閉会式で挨拶に立った兵庫ダイハツ販売株式会社の阿部薫・代表取締役社長は、子どもたちにこんなメッセージを送っています。
「みなさんとても元気に、楽しそうにサッカーをしていて、見ているこちらも楽しい気持ちになりました。ぜひ、これからもサッカーを続けていただいて、まずは高校女子サッカー選手権の決勝戦で、このスタジアムでプレーすること、そしてなでしこのメンバーとしてプレーすることを目指して、練習に励んでください」
さらに、サブコーチを務めた和多田さんも、女子サッカーのすそ野の広がりを実感しているようでした。

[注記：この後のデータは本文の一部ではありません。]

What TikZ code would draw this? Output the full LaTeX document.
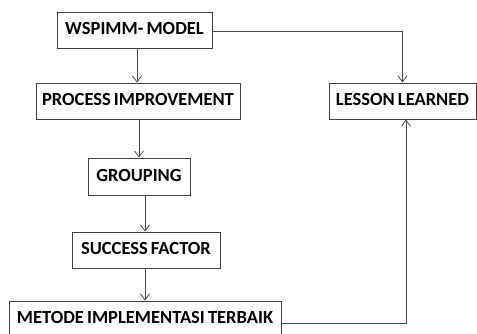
\documentclass[tikz,border=0pt]{standalone}
\usepackage{fontspec}
\setmainfont{Carlito}
\usetikzlibrary{arrows.meta}
\newcommand{\boxtext}[1]{\raisebox{3pt}{\spaceskip=0.17em\relax #1}}
\begin{document}
\begin{tikzpicture}[x=1pt,y=-1pt,
  box/.style={draw=black!75,line width=0.9pt,fill=white,inner sep=0pt,
    font=\fontsize{18.5}{20}\selectfont\bfseries,text=black},
  arr/.style={draw=black!70,line width=0.8pt,-{Straight Barb[length=6pt,width=9pt,line width=0.8pt]}}]
\useasboundingbox (0,0) rectangle (477,334);
\node[box,minimum width=155pt,minimum height=36pt] (w) at (134.5,30) {\boxtext{WSPIMM- MODEL}};
\node[box,minimum width=204pt,minimum height=36pt] (pi) at (138,101) {\boxtext{PROCESS IMPROVEMENT}};
\node[box,minimum width=102pt,minimum height=37pt] (g) at (139,176.5) {\boxtext{GROUPING}};
\node[box,minimum width=148pt,minimum height=36pt] (sf) at (146,250) {\boxtext{SUCCESS FACTOR}};
\node[box,minimum width=272pt,minimum height=36pt] (m) at (145,319) {\boxtext{METODE IMPLEMENTASI TERBAIK}};
\node[box,minimum width=147pt,minimum height=36pt] (ll) at (402.5,101) {\boxtext{LESSON LEARNED}};
\draw[arr] ([xshift=2.5pt]w.south) -- ([xshift=2.5pt]w.south |- pi.north);
\draw[arr] ([xshift=1pt]pi.south) -- ([xshift=1pt]pi.south |- g.north);
\draw[arr] ([xshift=6pt]g.south) -- ([xshift=6pt]g.south |- sf.north);
\draw[arr] ([xshift=-1pt]sf.south) -- ([xshift=-1pt]sf.south |- m.north);
\draw[arr] ([yshift=-1pt]w.east) -| (ll.north);
\draw[arr] ([yshift=-4pt]m.east) -| ([xshift=3.5pt]ll.south);
\end{tikzpicture}
\end{document}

「私は普段、ヴィッセル神戸でスクールコーチをやっているのですが、そこにも女子のスクール生が増えてきましたし、こうしたイベントを通しても、たくさんの女の子がサッカーをやってくれるようになったのは、本当に嬉しいですね。今日はとにかくみんなに楽しんでもらえたので良かったです。ただ、(遊び感覚ではなく)もっとしっかりサッカーをやっても良かったのかなって思うくらい上手な子がたくさんいて、驚きましたね(笑)」

全員で記念撮影のあと、ダイハツのイメージキャラクター『カクシカくん』から記念品を手渡された子どもたちの表情は、一様に充実感にあふれていました。きっと来年も再来年も、この場所に帰ってきてくれることでしょう。
そして、もしかするとそう遠くない将来、この『ダイハツガールズサッカークリニック』の“卒業生”の中から、日の丸を背負って戦うなでしこメンバーが生まれているかもしれませんね。